EXERCISE AIM :: Begin at the top of the records below and return each line exactly through the line with "1.16, 1.16, 1.16];". Skip pictures.

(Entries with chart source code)
## BEGIN
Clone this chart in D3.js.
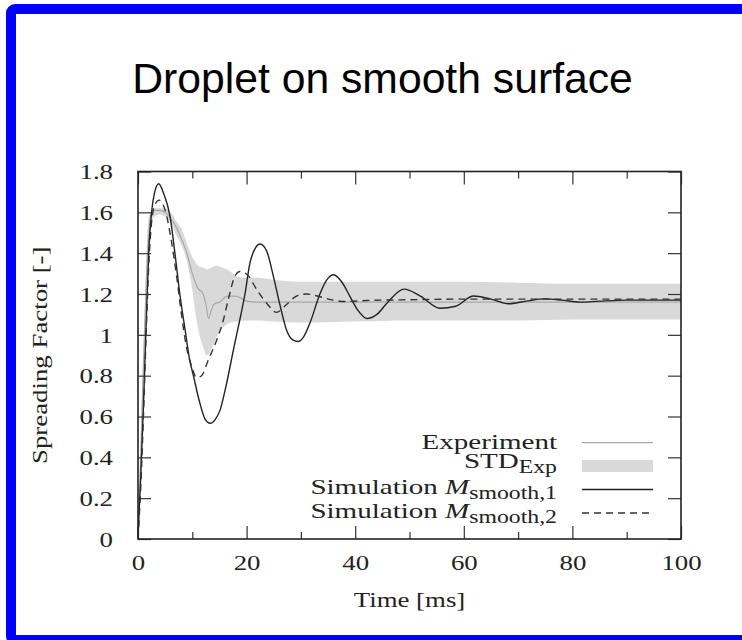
<!DOCTYPE html>
<html>
<head>
<meta charset="utf-8">
<script src="https://cdn.jsdelivr.net/npm/d3@7"></script>
<style>
  html, body { margin: 0; padding: 0; background: #fff; }
  svg { display: block; }
</style>
</head>
<body>
<svg id="chart" width="742" height="640"></svg>
<script>
// ---- data ----
const expT = [0, 0.5, 1, 1.5, 2, 2.5, 3, 4, 5, 6, 7, 8, 9, 10, 11, 12, 12.5, 13, 13.5, 14, 15, 16.5, 18, 19, 20, 22, 25, 30, 40, 50, 60, 70, 80, 90, 100];
const expV = [0, 0.4, 0.85, 1.25, 1.5, 1.6, 1.61, 1.61, 1.6, 1.57, 1.53, 1.47, 1.4, 1.3, 1.23, 1.2, 1.15, 1.08, 1.12, 1.15, 1.16, 1.19, 1.19, 1.18, 1.165, 1.16, 1.16, 1.16, 1.16, 1.16, 1.16, 1.16, 1.16, 1.16, 1.16];

const stdT  = [0, 1, 2, 3, 4, 5, 6, 7, 8, 9, 10, 10.5, 11, 12, 12.7, 13.5, 14.5, 15.5, 17, 18, 20, 22, 25, 30, 40, 50, 60, 70, 80, 90, 100];
const stdHi = [0.05, 0.9, 1.58, 1.62, 1.62, 1.62, 1.6, 1.56, 1.52, 1.45, 1.38, 1.36, 1.34, 1.33, 1.32, 1.33, 1.34, 1.33, 1.31, 1.29, 1.28, 1.28, 1.27, 1.26, 1.26, 1.26, 1.26, 1.255, 1.25, 1.25, 1.25];
const stdLo = [0, 0.8, 1.45, 1.58, 1.59, 1.58, 1.55, 1.49, 1.44, 1.36, 1.22, 1.12, 1.04, 0.94, 0.9, 0.93, 0.99, 1.03, 1.06, 1.065, 1.07, 1.07, 1.065, 1.06, 1.065, 1.07, 1.07, 1.07, 1.075, 1.075, 1.075];

const sim1T = [0, 0.5, 1, 1.5, 2, 2.5, 3, 3.8, 4.7, 5.9, 6.8, 7.7, 8.7, 9.5, 10.2, 11.4, 12.3, 13.3, 14.2, 15.1, 16.3, 17.6, 18.8, 19.7, 20.6, 21.5, 22.5, 23.7, 24.9, 26.2, 27.4, 28.5, 29.5, 30.5, 31.7, 33.5, 34.8, 36, 37.5, 39, 40.5, 42.2, 44, 46, 49, 52, 55.6, 58.5, 61.8, 65, 68.2, 71.5, 75, 78, 81.4, 85, 90, 95, 100];
const sim1V = [0.02, 0.3, 0.65, 1.05, 1.42, 1.6, 1.69, 1.74, 1.695, 1.58, 1.4, 1.2, 1.02, 0.88, 0.8, 0.665, 0.59, 0.567, 0.585, 0.63, 0.76, 0.93, 1.08, 1.2, 1.35, 1.42, 1.445, 1.41, 1.29, 1.14, 1.02, 0.975, 0.967, 0.99, 1.06, 1.2, 1.27, 1.294, 1.26, 1.19, 1.12, 1.08, 1.1, 1.16, 1.224, 1.19, 1.13, 1.14, 1.19, 1.175, 1.152, 1.165, 1.176, 1.17, 1.16, 1.165, 1.17, 1.17, 1.17];

const sim2T = [0, 0.5, 1, 1.5, 2, 2.5, 3, 3.9, 5.3, 6.2, 7.1, 8.0, 9.0, 9.9, 10.8, 11.7, 12.95, 14.5, 15.7, 16.6, 17.9, 18.8, 20.3, 21.9, 23.7, 25.5, 27.4, 29.2, 31.1, 33, 36, 38, 42, 50, 60, 70, 80, 90, 100];
const sim2V = [0, 0.25, 0.6, 1.0, 1.35, 1.55, 1.63, 1.66, 1.58, 1.45, 1.29, 1.1, 0.93, 0.845, 0.79, 0.8, 0.877, 0.975, 1.07, 1.17, 1.29, 1.31, 1.29, 1.22, 1.155, 1.11, 1.15, 1.19, 1.2, 1.19, 1.17, 1.163, 1.168, 1.172, 1.175, 1.175, 1.175, 1.175, 1.175];

const xMajor = [0, 20, 40, 60, 80, 100];
const xMinor = [10, 30, 50, 70, 90];
const yTicks = [0, 0.2, 0.4, 0.6, 0.8, 1, 1.2, 1.4, 1.6, 1.8];
const yTickLabels = ["0", "0.2", "0.4", "0.6", "0.8", "1", "1.2", "1.4", "1.6", "1.8"];

const legendLabels = [
  { text: "Experiment", italic: "", sub: "" },
  { text: "STD", italic: "", sub: "Exp" },
  { text: "Simulation ", italic: "M", sub: "smooth,1" },
  { text: "Simulation ", italic: "M", sub: "smooth,2" }
];

// ---- layout ----
const svg = d3.select('#chart');
const serif = '"Liberation Serif", "Times New Roman", serif';
const stretch = 1.22;     // widen Times toward Computer Modern widths
const legStretch = 1.32;  // letters need a bit more than digits
const fs = 22;

const x = d3.scaleLinear().domain([0, 100]).range([138, 681]);
const y = d3.scaleLinear().domain([0, 1.8]).range([539, 171.5]);

// blue slide border
svg.append('rect')
    .attr('x', 11).attr('y', 9)
    .attr('width', 800).attr('height', 631)
    .attr('rx', 4)
    .attr('fill', 'none')
    .attr('stroke', '#0000ff')
    .attr('stroke-width', 10);

svg.append('text')
    .attr('x', 382.5).attr('y', 93)
    .attr('text-anchor', 'middle')
    .style('font-family', '"Liberation Sans", Arial, sans-serif')
    .style('font-size', '42.7px')
    .attr('fill', '#000')
    .text('Droplet on smooth surface');

const zip = (ts, vs) => ts.map((t, i) => ({ t, v: vs[i] }));

// std band
const band = stdT.map((t, i) => ({ t, lo: stdLo[i], hi: stdHi[i] }));
svg.append('path')
    .datum(band)
    .attr('fill', '#d9d9d9')
    .attr('d', d3.area()
        .x(d => x(d.t))
        .y0(d => y(d.lo))
        .y1(d => y(d.hi))
        .curve(d3.curveMonotoneX));

const line = d3.line()
    .x(d => x(d.t))
    .y(d => y(d.v))
    .curve(d3.curveMonotoneX);

svg.append('path')
    .datum(zip(expT, expV))
    .attr('fill', 'none')
    .attr('stroke', '#a8a8a8')
    .attr('stroke-width', 1.2)
    .attr('d', line);

svg.append('path')
    .datum(zip(sim1T, sim1V))
    .attr('fill', 'none')
    .attr('stroke', '#222')
    .attr('stroke-width', 1.4)
    .attr('d', line);

svg.append('path')
    .datum(zip(sim2T, sim2V))
    .attr('fill', 'none')
    .attr('stroke', '#333')
    .attr('stroke-width', 1.4)
    .attr('stroke-dasharray', '7,5')
    .attr('d', line);

// ---- axes (ticks inside the frame) ----
function styleAxis(g) {
    g.select('.domain').remove();
    g.selectAll('.tick line').attr('stroke', '#333').attr('stroke-width', 1.2);
    g.selectAll('text')
        .attr('fill', '#222')
        .style('font-family', serif)
        .style('font-size', fs + 'px');
}

svg.append('g')
    .attr('transform', `translate(0,${y(0)})`)
    .call(d3.axisBottom(x).tickValues(xMajor).tickSize(-13).tickPadding(15).tickFormat(d3.format('d')))
    .call(styleAxis)
    .call(g => g.selectAll('text').attr('transform', `scale(${stretch},1)`));

svg.append('g')
    .attr('transform', `translate(0,${y(0)})`)
    .call(d3.axisBottom(x).tickValues(xMinor).tickSize(-7).tickFormat(''))
    .call(styleAxis);

svg.append('g')
    .attr('transform', `translate(0,${y(1.8)})`)
    .call(d3.axisTop(x).tickValues(xMajor).tickSize(-13).tickFormat(''))
    .call(styleAxis);

svg.append('g')
    .attr('transform', `translate(0,${y(1.8)})`)
    .call(d3.axisTop(x).tickValues(xMinor).tickSize(-7).tickFormat(''))
    .call(styleAxis);

svg.append('g')
    .attr('transform', `translate(${x(0)},0)`)
    .call(d3.axisLeft(y).tickValues(yTicks).tickSize(-13)
        .tickFormat((d, i) => yTickLabels[i]))
    .call(styleAxis)
    .call(g => g.selectAll('text')
        .attr('x', -25 / stretch)
        .attr('dy', '0.33em')
        .attr('transform', `scale(${stretch},1)`));

svg.append('g')
    .attr('transform', `translate(${x(100)},0)`)
    .call(d3.axisRight(y).tickValues(yTicks).tickSize(-13).tickFormat(''))
    .call(styleAxis);

// frame
svg.append('rect')
    .attr('x', x(0)).attr('y', y(1.8))
    .attr('width', x(100) - x(0)).attr('height', y(0) - y(1.8))
    .attr('fill', 'none')
    .attr('stroke', '#222')
    .attr('stroke-width', 1.6);

// axis titles
svg.append('g')
    .attr('transform', `translate(${(x(0) + x(100)) / 2},607) scale(${stretch},1)`)
    .append('text')
    .attr('text-anchor', 'middle')
    .style('font-family', serif).style('font-size', fs + 'px')
    .attr('fill', '#222')
    .text('Time [ms]');

svg.append('g')
    .attr('transform', `translate(47,${(y(0) + y(1.8)) / 2}) rotate(-90) scale(${stretch},1)`)
    .append('text')
    .attr('text-anchor', 'middle')
    .style('font-family', serif).style('font-size', fs + 'px')
    .attr('fill', '#222')
    .text('Spreading Factor [-]');

// ---- legend ----
const legRowY = [442.7, 466, 489.5, 513];
const legBase = [6.5, 1.5, 4.5, 5];
const legTextX = 557, legX1 = 582, legX2 = 653;

legendLabels.forEach((d, i) => {
    const t = svg.append('g')
        .attr('transform', `translate(${legTextX},${legRowY[i] + legBase[i]}) scale(${legStretch},1)`)
        .append('text')
        .attr('text-anchor', 'end')
        .style('font-family', serif).style('font-size', fs + 'px')
        .attr('fill', '#222');
    t.append('tspan').text(d.text);
    if (d.italic) t.append('tspan').style('font-style', 'italic').text(d.italic);
    if (d.sub) t.append('tspan').attr('dy', 5).style('font-size', '18px').text(d.sub);
});

svg.append('line')
    .attr('x1', legX1).attr('x2', legX2)
    .attr('y1', legRowY[0]).attr('y2', legRowY[0])
    .attr('stroke', '#a8a8a8').attr('stroke-width', 1.2);
svg.append('rect')
    .attr('x', legX1).attr('width', legX2 - legX1)
    .attr('y', legRowY[1] - 6).attr('height', 12)
    .attr('fill', '#d9d9d9');
svg.append('line')
    .attr('x1', legX1).attr('x2', legX2)
    .attr('y1', legRowY[2]).attr('y2', legRowY[2])
    .attr('stroke', '#222').attr('stroke-width', 1.4);
svg.append('line')
    .attr('x1', legX1).attr('x2', legX2)
    .attr('y1', legRowY[3]).attr('y2', legRowY[3])
    .attr('stroke', '#333').attr('stroke-width', 1.4)
    .attr('stroke-dasharray', '7,5');
</script>
</body>
</html>
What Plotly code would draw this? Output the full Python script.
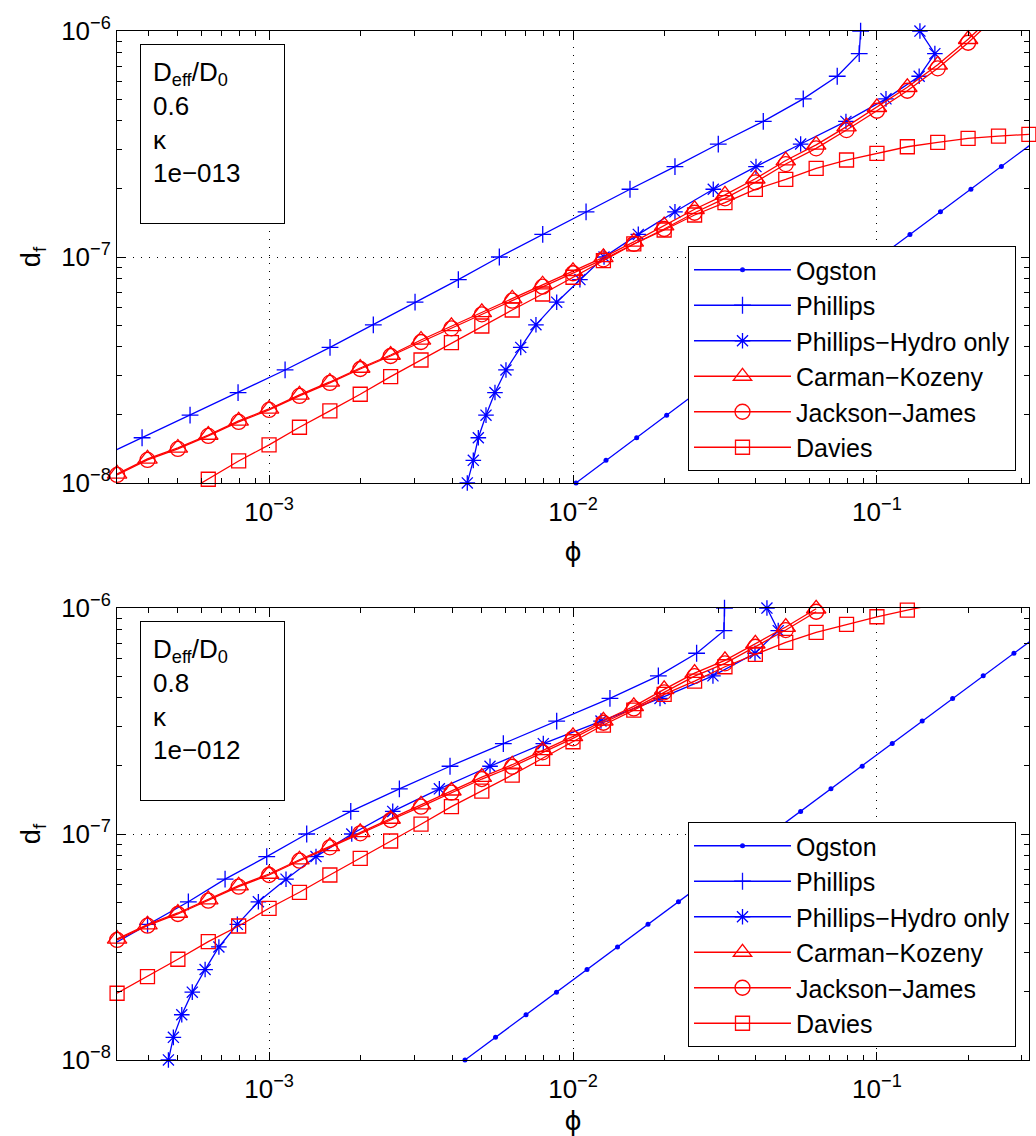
## END
CORRECT ANSWER ::
Clone this chart in D3.js.
<!DOCTYPE html>
<html>
<head>
<meta charset="utf-8">
<script src="https://cdn.jsdelivr.net/npm/d3@7"></script>
<style>
  html, body { margin: 0; padding: 0; background: #fff; }
  svg { display: block; }
</style>
</head>
<body>
<svg id="chart" width="742" height="640"></svg>
<script>
// ---- data ----
const expT = [0, 0.5, 1, 1.5, 2, 2.5, 3, 4, 5, 6, 7, 8, 9, 10, 11, 12, 12.5, 13, 13.5, 14, 15, 16.5, 18, 19, 20, 22, 25, 30, 40, 50, 60, 70, 80, 90, 100];
const expV = [0, 0.4, 0.85, 1.25, 1.5, 1.6, 1.61, 1.61, 1.6, 1.57, 1.53, 1.47, 1.4, 1.3, 1.23, 1.2, 1.15, 1.08, 1.12, 1.15, 1.16, 1.19, 1.19, 1.18, 1.165, 1.16, 1.16, 1.16, 1.16, 1.16, 1.16, 1.16, 1.16, 1.16, 1.16];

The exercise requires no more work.